(Some records)
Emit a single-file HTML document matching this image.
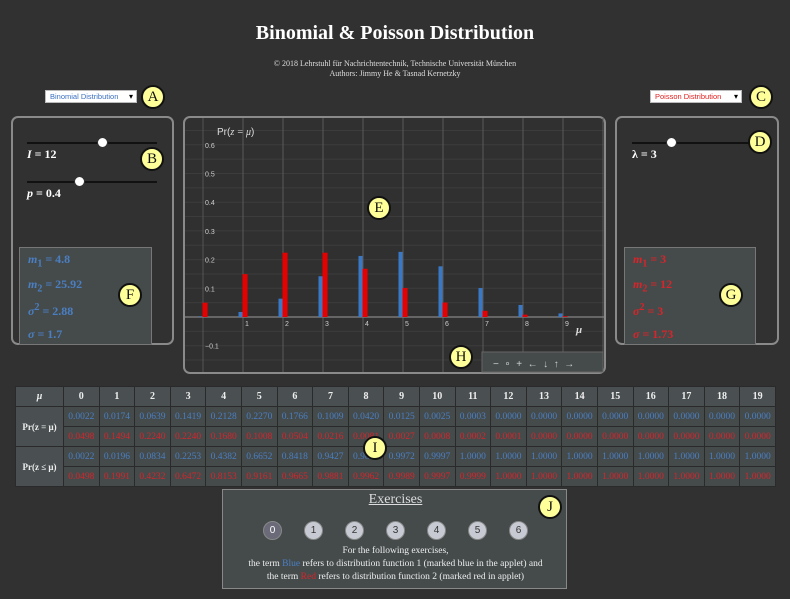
<!DOCTYPE html>
<html><head><meta charset="utf-8">
<style>
*{box-sizing:border-box;margin:0;padding:0}
body{width:790px;height:599px;background:#313131;position:relative;overflow:hidden;font-family:"Liberation Serif",serif;color:#fff}
.abs{position:absolute}
.title{left:0;width:790px;top:22px;text-align:center;font-weight:bold;font-size:20px}
.sub{left:0;width:790px;text-align:center;font-size:8px;color:#ddd}
.sel{height:13px;width:92px;background:#fff;border:1px solid #bbb;font-family:"Liberation Sans",sans-serif;font-size:7.5px;line-height:11px;padding-left:4px}
.sel:after{content:"▾";position:absolute;right:3px;top:0;color:#000;font-size:8px}
.mark{width:24px;height:24px;border-radius:50%;background:#ffff99;border:2px solid #111;color:#111;font-size:15px;text-align:center;line-height:20px}
.panel{border:2px solid #8a8a8a;border-radius:7px}
.stat{background:#454b4b;border:1px solid #777}
.stat div{font-weight:bold;font-size:12px;position:absolute;left:8px}
.stat i,.lbl i{font-style:italic}
.lbl{font-size:12px;font-weight:bold}
.slider{height:2px;background:#111}
.knob{width:11px;height:11px;border-radius:50%;background:#fff;border:1px solid #333;top:-5px}
table{border-collapse:collapse;font-size:9.5px}
td,th{border:1px solid #2a2a2a;text-align:center;height:20px;padding:0}
th{background:#4a5052;font-size:10px;color:#eee}
td{background:#454b4b}
.b{color:#4a7fc4}.r{color:#d8242a}
.ex{background:#454b4b;border:1px solid #888}
.btn{width:19px;height:19px;border-radius:50%;background:#c8cad3;border:1px solid #888;color:#333;font-family:"Liberation Sans",sans-serif;font-size:10px;text-align:center;line-height:17px}
</style></head><body>
<div class="abs title">Binomial &amp; Poisson Distribution</div>
<div class="abs sub" style="top:59px">© 2018 Lehrstuhl für Nachrichtentechnik, Technische Universität München</div>
<div class="abs sub" style="top:69px">Authors: Jimmy He &amp; Tasnad Kernetzky</div>

<div class="abs sel" style="left:45px;top:90px;color:#3a6fc0">Binomial Distribution</div>
<div class="abs mark" style="left:141px;top:85px">A</div>
<div class="abs sel" style="left:650px;top:90px;color:#e02020">Poisson Distribution</div>
<div class="abs mark" style="left:749px;top:85px">C</div>

<div class="abs panel" style="left:11px;top:116px;width:163px;height:229px"></div>
<div class="abs slider" style="left:27px;top:142px;width:130px"><div class="abs knob" style="left:70px"></div></div>
<div class="abs lbl" style="left:27px;top:147px"><i>I</i> = 12</div>
<div class="abs slider" style="left:27px;top:181px;width:130px"><div class="abs knob" style="left:47px"></div></div>
<div class="abs lbl" style="left:27px;top:186px"><i>p</i> = 0.4</div>
<div class="abs mark" style="left:140px;top:147px">B</div>
<div class="abs stat b" style="left:19px;top:247px;width:133px;height:98px">
<div style="top:4px"><i>m</i><sub>1</sub> = 4.8</div><div style="top:29px"><i>m</i><sub>2</sub> = 25.92</div><div style="top:54px"><i>σ</i><sup>2</sup> = 2.88</div><div style="top:79px"><i>σ</i> = 1.7</div></div>
<div class="abs mark" style="left:118px;top:283px">F</div>

<div class="abs panel" style="left:615px;top:116px;width:164px;height:229px"></div>
<div class="abs slider" style="left:632px;top:142px;width:130px"><div class="abs knob" style="left:34px"></div></div>
<div class="abs lbl" style="left:632px;top:147px">λ = 3</div>
<div class="abs mark" style="left:748px;top:130px">D</div>
<div class="abs stat r" style="left:624px;top:247px;width:132px;height:98px">
<div style="top:4px"><i>m</i><sub>1</sub> = 3</div><div style="top:29px"><i>m</i><sub>2</sub> = 12</div><div style="top:54px"><i>σ</i><sup>2</sup> = 3</div><div style="top:79px"><i>σ</i> = 1.73</div></div>
<div class="abs mark" style="left:719px;top:283px">G</div>

<svg class="abs" style="left:0;top:0" width="790" height="599">
<rect x="184" y="117" width="421" height="256" rx="6" fill="#303030" stroke="#8a8a8a" stroke-width="2"/>
<g id="grid"></g><g id="bars"></g><g id="labels" font-family="Liberation Sans, sans-serif" font-size="7" fill="#ccc"></g>
<text x="217" y="135" font-family="Liberation Sans, sans-serif" font-size="10" fill="#ddd">Pr(<tspan font-style="italic" font-family="Liberation Serif, serif">z = μ</tspan>)</text>
<text x="576" y="333" font-style="italic" font-size="11" fill="#ddd" font-weight="bold">μ</text>
<rect x="482" y="352" width="121" height="20" fill="#454b4b" stroke="#666"/>
<text x="493" y="367" font-family="Liberation Sans, sans-serif" font-size="10" fill="#ccc" xml:space="preserve">−  ∘  +  ←  ↓  ↑  →</text>
</svg>
<div class="abs mark" style="left:367px;top:196px">E</div>
<div class="abs mark" style="left:449px;top:345px">H</div>

<table class="abs" style="left:15px;top:386px;width:761px">
<thead><tr id="hdr"><th style="width:48px;font-style:italic">μ</th></tr></thead>
<tbody id="tb"></tbody></table>
<div class="abs mark" style="left:363px;top:436px">I</div>

<div class="abs ex" style="left:222px;top:489px;width:345px;height:100px">
<div class="abs" style="left:0;width:345px;top:2px;text-align:center;font-size:14px;text-decoration:underline;color:#ddd">Exercises</div>
<div id="btns"></div>
<div class="abs" style="left:0;width:345px;top:55px;text-align:center;font-size:9.5px;line-height:13px;color:#eee">For the following exercises,<br>the term <span class="b">Blue</span> refers to distribution function 1 (marked blue in the applet) and<br>the term <span class="r">Red</span> refers to distribution function 2 (marked red in applet)</div>
</div>
<div class="abs mark" style="left:538px;top:495px">J</div>

<script>
const mus=[0,1,2,3,4,5,6,7,8,9,10,11,12,13,14,15,16,17,18,19];
const binPmf=[0.0022,0.0174,0.0639,0.1419,0.2128,0.2270,0.1766,0.1009,0.0420,0.0125,0.0025,0.0003,0,0,0,0,0,0,0,0];
const poiPmf=[0.0498,0.1494,0.2240,0.2240,0.1680,0.1008,0.0504,0.0216,0.0081,0.0027,0.0008,0.0002,0.0001,0,0,0,0,0,0,0];
const binCdf=[0.0022,0.0196,0.0834,0.2253,0.4382,0.6652,0.8418,0.9427,0.9847,0.9972,0.9997,1,1,1,1,1,1,1,1,1];
const poiCdf=[0.0498,0.1991,0.4232,0.6472,0.8153,0.9161,0.9665,0.9881,0.9962,0.9989,0.9997,0.9999,1,1,1,1,1,1,1,1];
const yTicks=[-0.1,0.1,0.2,0.3,0.4,0.5,0.6];
const xTicks=[1,2,3,4,5,6,7,8,9];
const NS='http://www.w3.org/2000/svg';
const X=v=>203+v*40, Y=v=>317-v*287;
const grid=document.getElementById('grid'),bars=document.getElementById('bars'),lab=document.getElementById('labels');
function mk(tag,a,p){const e=document.createElementNS(NS,tag);for(const k in a)e.setAttribute(k,a[k]);p.appendChild(e);return e;}
for(let v=-0.15;v<=0.68;v+=0.05){const y=Y(v);if(y<118||y>372)continue;
 const l=mk('line',{x1:185,x2:604,y1:y,y2:y,stroke:'#3c3c3c','stroke-width':1},grid);
 
 }
for(let k=0;k<=10;k++){const l=mk('line',{x1:X(k),x2:X(k),y1:118,y2:372,stroke:k==0?'#555':'#5a5a5a','stroke-width':1},grid);
 
 }
const ax=mk('line',{x1:185,x2:604,y1:Y(0),y2:Y(0),stroke:'#777','stroke-width':1.5},grid);


yTicks.forEach(t=>{const e=mk('text',{x:205,y:Y(t)+3},lab);e.textContent=(t<0?'−':'')+Math.abs(t).toFixed(1);
 
 });
xTicks.forEach(t=>{const e=mk('text',{x:X(t)+2,y:Y(0)+9},lab);e.textContent=t;
 
 });
mus.forEach((m,i)=>{if(X(m)>600)return;
 const hb=Y(0)-Y(binPmf[i]);
 const b=mk('rect',{x:X(m)-4.5,y:Y(binPmf[i]),width:4,height:Math.max(hb,0),fill:'#3a78c4'},bars);
 
 
 const hr=Y(0)-Y(poiPmf[i]);
 const r=mk('rect',{x:X(m)-0.5,y:Y(poiPmf[i]),width:5,height:Math.max(hr,0),fill:'#e80000'},bars);
 
 });
const hdr=document.getElementById('hdr');
mus.forEach(m=>{const th=document.createElement('th');th.textContent=m;
 
 
 hdr.appendChild(th);});
const tb=document.getElementById('tb');
[[binPmf,'b','Pr(z = μ)'],[poiPmf,'r',null],[binCdf,'b','Pr(z ≤ μ)'],[poiCdf,'r',null]].forEach(([arr,c,lbl])=>{
 const tr=document.createElement('tr');
 if(lbl){const th=document.createElement('th');th.rowSpan=2;th.textContent=lbl;th.style.fontSize='9px';
  
  
  tr.appendChild(th);}
 arr.forEach(v=>{const td=document.createElement('td');td.className=c;td.textContent=v.toFixed(4);
  
  
  tr.appendChild(td);});
 tb.appendChild(tr);});
const bw=document.getElementById('btns');
for(let i=0;i<7;i++){const d=document.createElement('div');d.className='abs btn';d.style.left=(40+i*41)+'px';d.style.top='31px';d.textContent=i;
 if(i==0){d.style.background='#6a6a78';d.style.color='#fff';}
 
 
 bw.appendChild(d);}
</script>
</body></html>
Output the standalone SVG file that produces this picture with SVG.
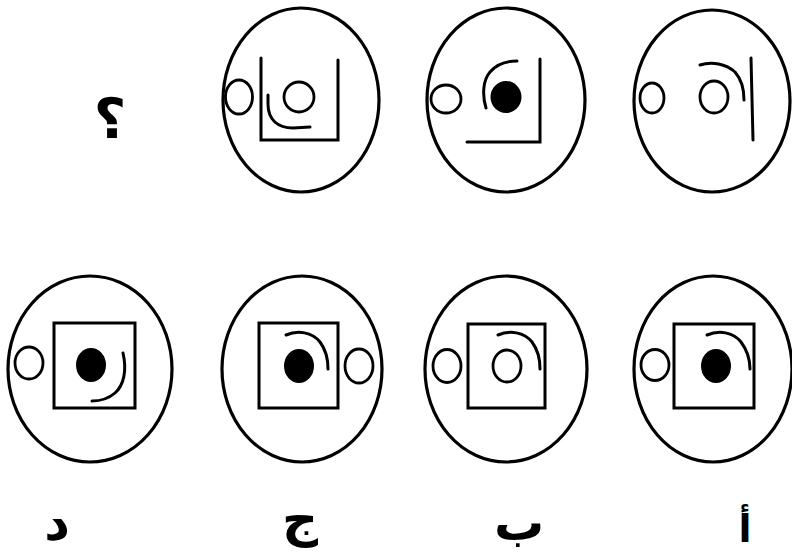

**TASK REQUIREMENTS:**
Using the records given above, list every line that includes the word "file".

**EXERCISE SOLUTION:**
Emit a single-file HTML document matching this image.
Output the standalone SVG file that produces this picture with SVG.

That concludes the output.